1. Keep in mind that it will be uncomfortable. Change is uncomfortable so learn to find comfort with this discomfort. It's part of the spiritual journey of transformation.

2. Allow your own grief and fear to be expressed during the transition. Even though "old ways of behaving" are not the behaviors that align with our current values, they were ways we survived. These old behaviors are probably responsible for keeping us alive and helping us to survive in difficulty situations. It is okay to have grief in letting them go. It is also normal and healthy to experience some "fear" as we venture into the unknown of new behaviors. Acknowledging these feelings and allowing them to be as they are, moves them more quickly through our energy systems and leaves space for the new.

3. Seek assistance and support from empowering and understanding sources. We all need communities and individuals that support us in our growth and transformation. On occasion, those closest to us may be "threatened" by our behavior change when we change the "familiar" patterns of relating to them. This is important to notice and to also be able to speak about in the circles that do support our continuing maturation. Support and ongoing community connection with like-minded individuals is essential.

4. A vibrant prayer and meditation practice is also essential in our spiritual journey. Consistency, even if it is 5 minutes of quiet meditation a day, is important in this spiritual journey. As we spend time nourishing our relationship/s with our Spiritual Source, we develop a trusting, wise connectedness that is our foundation for all that we express in the world as we live out our Divine Purpose and Passion.

Blessings in your journey,

Sally




Wednesday, June 2, 2010

Character Defects.....

I am always curious about the origin of words. I looked up the word, "defect" and it lead me to the word "fail" which then led me to the word "deceive." When we speak about "character defects" in our 12 step or personal growth work, I can see how a "defect" would be a way to "deceive" either myself or someone else. My character defects are a defense, a way to protect myself and a survival behavior. For me, becoming willing and ready to have my character defects removed can be a momentous and frightening occurrence. My character defects and behaviors are there as a protection, a shield and placed there initially for good reason. Learning to surrender them and welcome another way of being in the world and in relationships with others, is an act of great courage and faith. I want to have compassion for myself during this transition and bring a kind heart and understanding mind.

As I approach an honest awareness of my own character defects, it makes sense that I would need to have a strong and vibrant spiritual connection as well. Letting go of defenses and protective ways of surviving and navigating relationships leaves us open to being hurt, to being vulnerable to the unknowns of human interactions. In order to be willing to release my familiar and comfortable ways of protecting myself, I must be willing to explore unfamiliar and uncomfortable ways being vulnerable to the risk of human connection.
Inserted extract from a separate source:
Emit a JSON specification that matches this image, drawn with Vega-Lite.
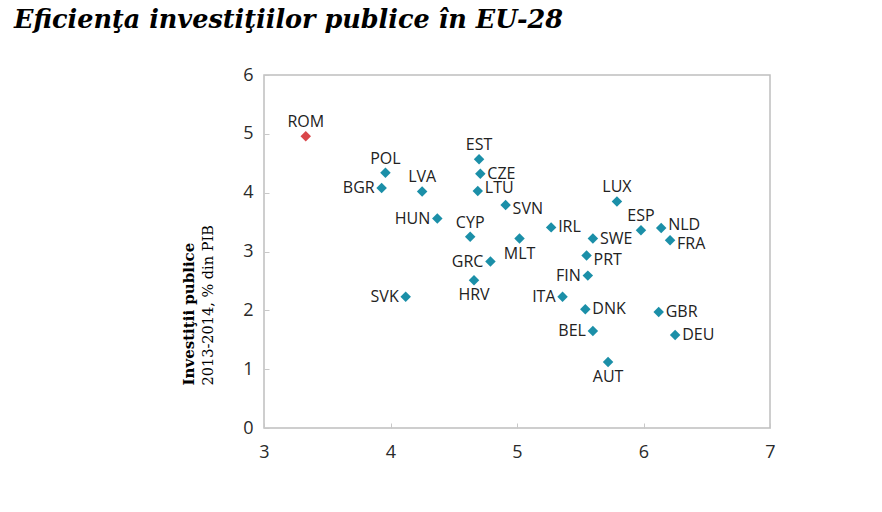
{
  "$schema": "https://vega.github.io/schema/vega-lite/v6.json",
  "width": 506,
  "height": 353,
  "autosize": {"type": "none"},
  "padding": {"left": 264, "top": 75, "right": 112, "bottom": 84},
  "background": "white",
  "title": {
    "text": "Eficienţa investiţiilor publice în EU-28",
    "anchor": "start",
    "frame": "group",
    "dx": -250,
    "offset": 13,
    "baseline": "alphabetic",
    "font": "DejaVu Serif",
    "fontSize": 25.5,
    "fontWeight": "bold",
    "fontStyle": "italic",
    "color": "#000000"
  },
  "config": {
    "view": {"stroke": "#bfbfbf", "strokeWidth": 1.5},
    "axis": {
      "grid": false,
      "domain": false,
      "tickColor": "#c8c8c8",
      "tickSize": -5,
      "labelFont": "Open Sans",
      "labelFontSize": 18,
      "labelColor": "#2a2a2a"
    }
  },
  "data": {
    "values": [
      {"country": "ROM", "x": 3.33, "y": 4.96},
      {"country": "POL", "x": 3.96, "y": 4.34},
      {"country": "BGR", "x": 3.93, "y": 4.08},
      {"country": "LVA", "x": 4.25, "y": 4.02},
      {"country": "HUN", "x": 4.37, "y": 3.56},
      {"country": "EST", "x": 4.70, "y": 4.57},
      {"country": "CZE", "x": 4.71, "y": 4.32},
      {"country": "LTU", "x": 4.69, "y": 4.03},
      {"country": "SVN", "x": 4.91, "y": 3.79},
      {"country": "CYP", "x": 4.63, "y": 3.25},
      {"country": "GRC", "x": 4.79, "y": 2.83},
      {"country": "HRV", "x": 4.66, "y": 2.51},
      {"country": "SVK", "x": 4.12, "y": 2.23},
      {"country": "MLT", "x": 5.02, "y": 3.22},
      {"country": "IRL", "x": 5.27, "y": 3.41},
      {"country": "LUX", "x": 5.79, "y": 3.85},
      {"country": "ESP", "x": 5.98, "y": 3.36},
      {"country": "NLD", "x": 6.14, "y": 3.40},
      {"country": "FRA", "x": 6.21, "y": 3.19},
      {"country": "SWE", "x": 5.60, "y": 3.22},
      {"country": "PRT", "x": 5.55, "y": 2.93},
      {"country": "FIN", "x": 5.56, "y": 2.59},
      {"country": "ITA", "x": 5.36, "y": 2.23},
      {"country": "DNK", "x": 5.54, "y": 2.02},
      {"country": "BEL", "x": 5.60, "y": 1.65},
      {"country": "AUT", "x": 5.72, "y": 1.12},
      {"country": "GBR", "x": 6.12, "y": 1.97},
      {"country": "DEU", "x": 6.25, "y": 1.58}
    ]
  },
  "encoding": {
    "x": {
      "field": "x",
      "type": "quantitative",
      "scale": {"domain": [3, 7], "nice": false},
      "axis": {"values": [3, 4, 5, 6, 7], "title": null, "labelPadding": 20, "labelFlush": false}
    }
  },
  "layer": [
    {
      "mark": {"type": "point", "shape": "diamond", "filled": true, "size": 110, "opacity": 1},
      "encoding": {
        "y": {
          "field": "y",
          "type": "quantitative",
          "scale": {"domain": [0, 6], "nice": false},
          "axis": {
            "orient": "left",
            "values": [0, 1, 2, 3, 4, 5, 6],
            "labelPadding": 16,
            "labelFlush": false,
            "title": "2013-2014, % din PIB",
            "titleFont": "DejaVu Serif",
            "titleFontSize": 14.5,
            "titleFontWeight": "normal",
            "titleColor": "#000000",
            "titleAngle": 270,
            "titleAlign": "left",
            "titleBaseline": "middle",
            "titleX": -56,
            "titleY": 310
          }
        },
        "color": {
          "condition": {"test": "datum.country === 'ROM'", "value": "#d9464a"},
          "value": "#1b8fa8"
        }
      }
    },
    {
      "transform": [{"filter": {"field": "country", "oneOf": ["CZE", "IRL", "SWE", "DNK", "GBR", "DEU"]}}],
      "mark": {"type": "text", "align": "left", "baseline": "middle", "dx": 7, "font": "Open Sans", "fontSize": 16, "color": "#222222"},
      "encoding": {
        "y": {
          "field": "y",
          "type": "quantitative",
          "scale": {"domain": [0, 6], "nice": false},
          "axis": {
            "orient": "left",
            "labels": false,
            "ticks": false,
            "domain": false,
            "title": "Investiţii publice",
            "titleFont": "DejaVu Serif",
            "titleFontSize": 15,
            "titleFontWeight": "bold",
            "titleColor": "#000000",
            "titleAngle": 270,
            "titleAlign": "left",
            "titleBaseline": "middle",
            "titleX": -76,
            "titleY": 310
          }
        },
        "text": {"field": "country"}
      }
    },
    {
      "transform": [{"filter": {"field": "country", "oneOf": ["NLD", "LTU"]}}],
      "mark": {"type": "text", "align": "left", "baseline": "middle", "dx": 7, "dy": -3, "font": "Open Sans", "fontSize": 16, "color": "#222222"},
      "encoding": {
        "y": {"field": "y", "type": "quantitative", "scale": {"domain": [0, 6], "nice": false}, "axis": null},
        "text": {"field": "country"}
      }
    },
    {
      "transform": [{"filter": {"field": "country", "oneOf": ["FRA", "SVN", "PRT"]}}],
      "mark": {"type": "text", "align": "left", "baseline": "middle", "dx": 7, "dy": 4, "font": "Open Sans", "fontSize": 16, "color": "#222222"},
      "encoding": {
        "y": {"field": "y", "type": "quantitative", "scale": {"domain": [0, 6], "nice": false}, "axis": null},
        "text": {"field": "country"}
      }
    },
    {
      "transform": [{"filter": {"field": "country", "oneOf": ["BGR", "HUN", "GRC", "SVK", "FIN", "ITA", "BEL"]}}],
      "mark": {"type": "text", "align": "right", "baseline": "middle", "dx": -7, "font": "Open Sans", "fontSize": 16, "color": "#222222"},
      "encoding": {
        "y": {"field": "y", "type": "quantitative", "scale": {"domain": [0, 6], "nice": false}, "axis": null},
        "text": {"field": "country"}
      }
    },
    {
      "transform": [{"filter": {"field": "country", "oneOf": ["ROM", "POL", "EST", "CYP", "LUX", "ESP", "LVA"]}}],
      "mark": {"type": "text", "align": "center", "baseline": "bottom", "dy": -6, "font": "Open Sans", "fontSize": 16, "color": "#222222"},
      "encoding": {
        "y": {"field": "y", "type": "quantitative", "scale": {"domain": [0, 6], "nice": false}, "axis": null},
        "text": {"field": "country"}
      }
    },
    {
      "transform": [{"filter": {"field": "country", "oneOf": ["HRV", "MLT", "AUT"]}}],
      "mark": {"type": "text", "align": "center", "baseline": "top", "dy": 7, "font": "Open Sans", "fontSize": 16, "color": "#222222"},
      "encoding": {
        "y": {"field": "y", "type": "quantitative", "scale": {"domain": [0, 6], "nice": false}, "axis": null},
        "text": {"field": "country"}
      }
    }
  ],
  "resolve": {"axis": {"y": "independent"}}
}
Here are some behaviors and practices for embracing and releasing our character defects:

1. Spend time deepening a spiritual connection with a Higher Power. This relationship will be a great comfort and support as we let go of the familiar ways of being and venture out into the vibrancy of a new way of being. This relationship with a Higher Power will provide the security to risk and do relationships differently.
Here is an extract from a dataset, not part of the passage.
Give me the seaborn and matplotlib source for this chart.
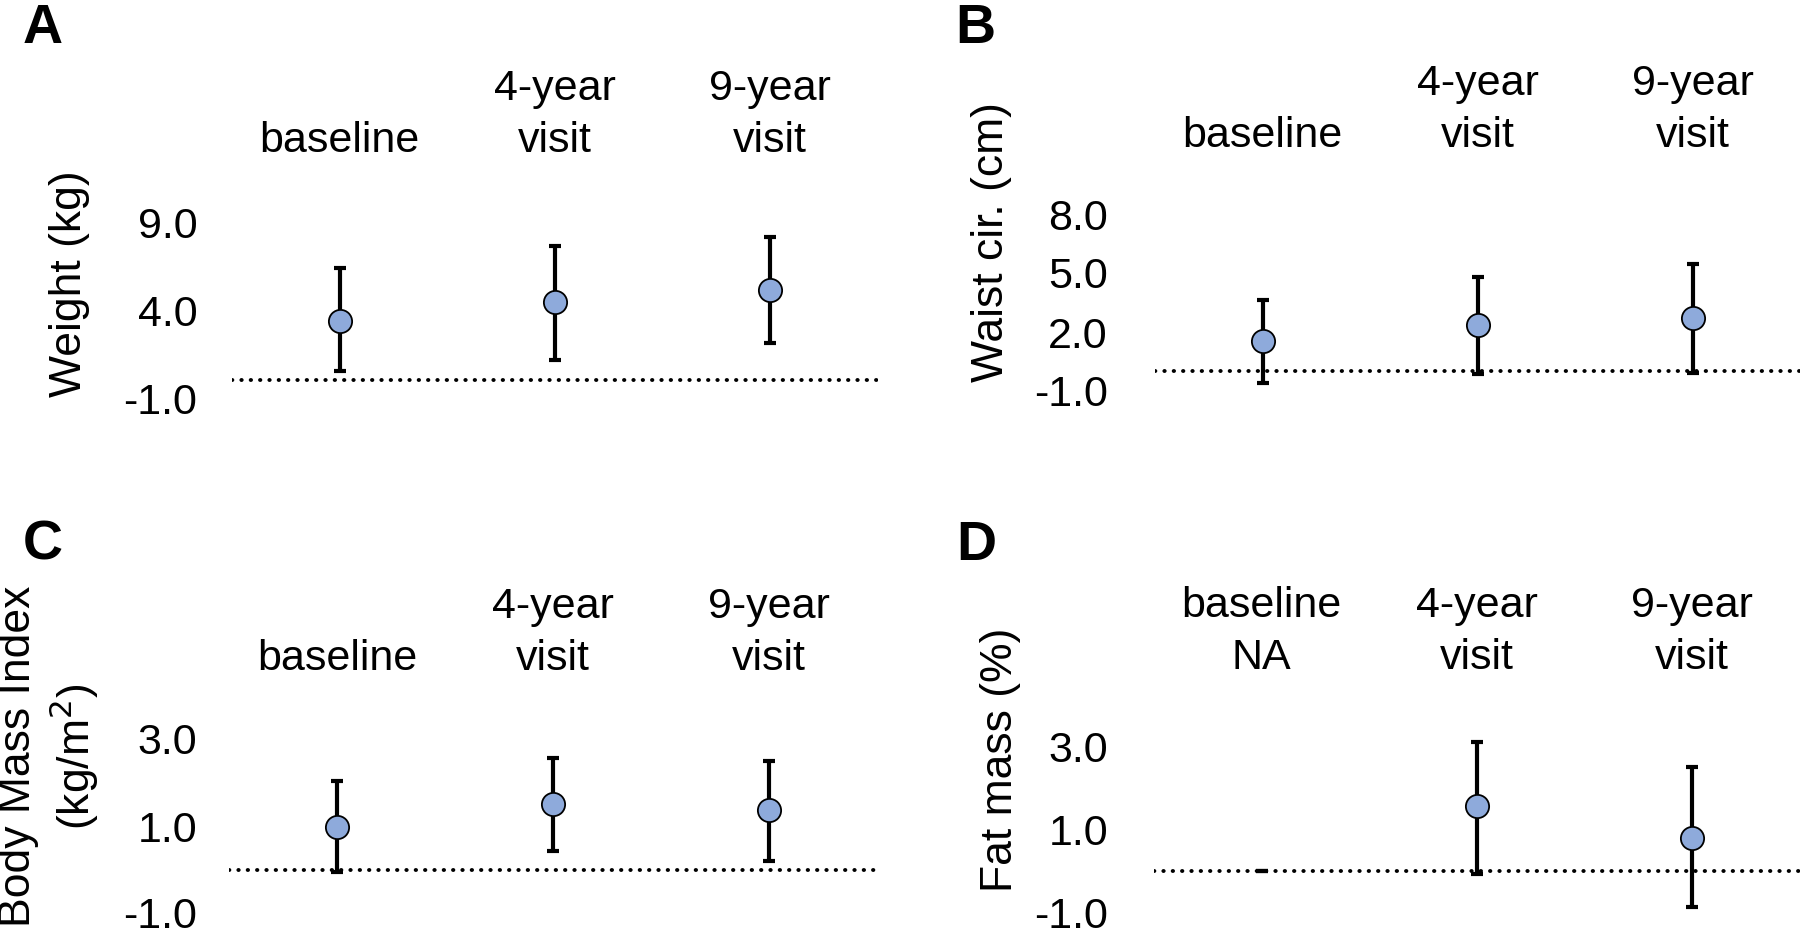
import numpy as np
import pandas as pd
import matplotlib
matplotlib.use('Agg')
import matplotlib.pyplot as plt
import seaborn as sns

sns.set_style('white')
plt.rcParams['font.family'] = ['Liberation Sans', 'DejaVu Sans']
plt.rcParams['text.color'] = 'black'
plt.rcParams['axes.labelcolor'] = 'black'
plt.rcParams['xtick.color'] = 'black'
plt.rcParams['ytick.color'] = 'black'

# x categories
visits = ['baseline', '4-year\nvisit', '9-year\nvisit']
visits_fat = ['baseline\nNA', '4-year\nvisit', '9-year\nvisit']

# A: weight (kg)
weight_mean = [3.4, 4.43, 5.13]
weight_lo = [0.53, 1.17, 2.11]
weight_hi = [6.36, 7.64, 8.15]

# B: waist circumference (cm)
waist_mean = [1.54, 2.34, 2.73]
waist_lo = [-0.59, -0.12, -0.07]
waist_hi = [3.64, 4.8, 5.47]

# C: BMI (kg/m2)
bmi_mean = [0.98, 1.5, 1.36]
bmi_lo = [-0.05, 0.42, 0.2]
bmi_hi = [2.03, 2.57, 2.5]

# D: fat mass (%), no baseline value
fat_mean = [np.nan, 1.57, 0.8]
fat_lo = [0.0, -0.06, -0.86]
fat_hi = [0.0, 3.1, 2.5]

panels = [
    dict(letter='A', cats=visits, mean=weight_mean, lo=weight_lo, hi=weight_hi,
         ticks=[-1, 4, 9], ylabel='Weight (kg)',
         rect=[232/1800, 1-398/935, 646/1800, 176/935], lpos=(-0.22, 0.65),
         ypad=25, xpad=44, letter_xy=(23, 43)),
    dict(letter='B', cats=visits, mean=waist_mean, lo=waist_lo, hi=waist_hi,
         ticks=[-1, 2, 5, 8], ylabel='Waist cir. (cm)',
         rect=[1155/1800, 1-391/935, 645/1800, 177/935], lpos=(-0.222, 0.84),
         ypad=34, xpad=42, letter_xy=(955, 43)),
    dict(letter='C', cats=visits, mean=bmi_mean, lo=bmi_lo, hi=bmi_hi,
         ticks=[-1, 1, 3], ylabel='Body Mass Index\n(kg/m$^2$)',
         rect=[229/1800, 1-913/935, 648/1800, 174/935], lpos=(-0.197, 0.90),
         ypad=23, xpad=43, letter_xy=(23, 560)),
    dict(letter='D', cats=visits_fat, mean=fat_mean, lo=fat_lo, hi=fat_hi,
         ticks=[-1, 1, 3], ylabel='Fat mass (%)',
         rect=[1154/1800, 1-913/935, 646/1800, 167/935], lpos=(-0.206, 0.92),
         ypad=33, xpad=49, letter_xy=(956, 560)),
]

fig = plt.figure(figsize=(18, 9.35), dpi=100)

for p in panels:
    ax = fig.add_axes(p['rect'])
    x = np.arange(3)
    lo = np.array(p['lo'])
    hi = np.array(p['hi'])

    # reference line at zero
    ax.axhline(0, color='black', lw=2.8, ls=(0, (0.1, 2.3)),
               dash_capstyle='round', zorder=1)

    # confidence intervals
    ax.errorbar(x, (lo + hi) / 2, yerr=(hi - lo) / 2, fmt='none', ecolor='black',
                elinewidth=3, capsize=4.5, capthick=3, zorder=2, clip_on=False)

    df = pd.DataFrame({'x': x, 'y': p['mean']}).dropna()
    sns.scatterplot(data=df, x='x', y='y', s=280, color='#8EAADB',
                    edgecolor='black', linewidth=1.3, zorder=3, ax=ax, clip_on=False)

    ax.set_xlim(-0.5, 2.5)
    ax.set_ylim(p['ticks'][0], p['ticks'][-1])
    ax.set_yticks(p['ticks'])
    ax.set_yticklabels([f'{t:.1f}' for t in p['ticks']])
    ax.tick_params(axis='y', length=0, pad=p['ypad'], labelsize=31)

    ax.set_xticks(x)
    ax.set_xticklabels(p['cats'])
    ax.xaxis.tick_top()
    ax.tick_params(axis='x', length=0, pad=p['xpad'], labelsize=31,
                   top=True, labeltop=True, bottom=False, labelbottom=False)
    for t in ax.get_xticklabels():
        t.set_linespacing(1.38)

    ax.set_xlabel('')
    ax.set_ylabel(p['ylabel'], fontsize=32, linespacing=1.2)
    ax.yaxis.set_label_coords(*p['lpos'])
    sns.despine(ax=ax, left=True, bottom=True)

    fig.text(p['letter_xy'][0] / 1800, 1 - p['letter_xy'][1] / 935, p['letter'],
             fontsize=40, fontweight='bold', ha='left', va='baseline')

fig.savefig('out.png', dpi=100)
2. Allow yourself the human experience of making mistakes, of feeling frightened and of moving slowly. Letting go of old behaviors is a courageous act. See it as such. Acknowledge your smallest victories and be forgiving in your set-backs.

3. Share your experiences, your fears, your victories and challenges with others on the journey who are able to meet you with understanding and witness you with great compassion. Trust your intuition around choosing trustworthy people.

4. Trust the process and keep your heart open. Life is full of hurt, especially when we risk new behaviors. Allowing ourselves to step into the unknown and embracing the mystery of life opens to the possibility of miracles and a deeper connection to self and others.

Thank you for your great courage on this journey. Together we can venture into the unknown with great holding and care.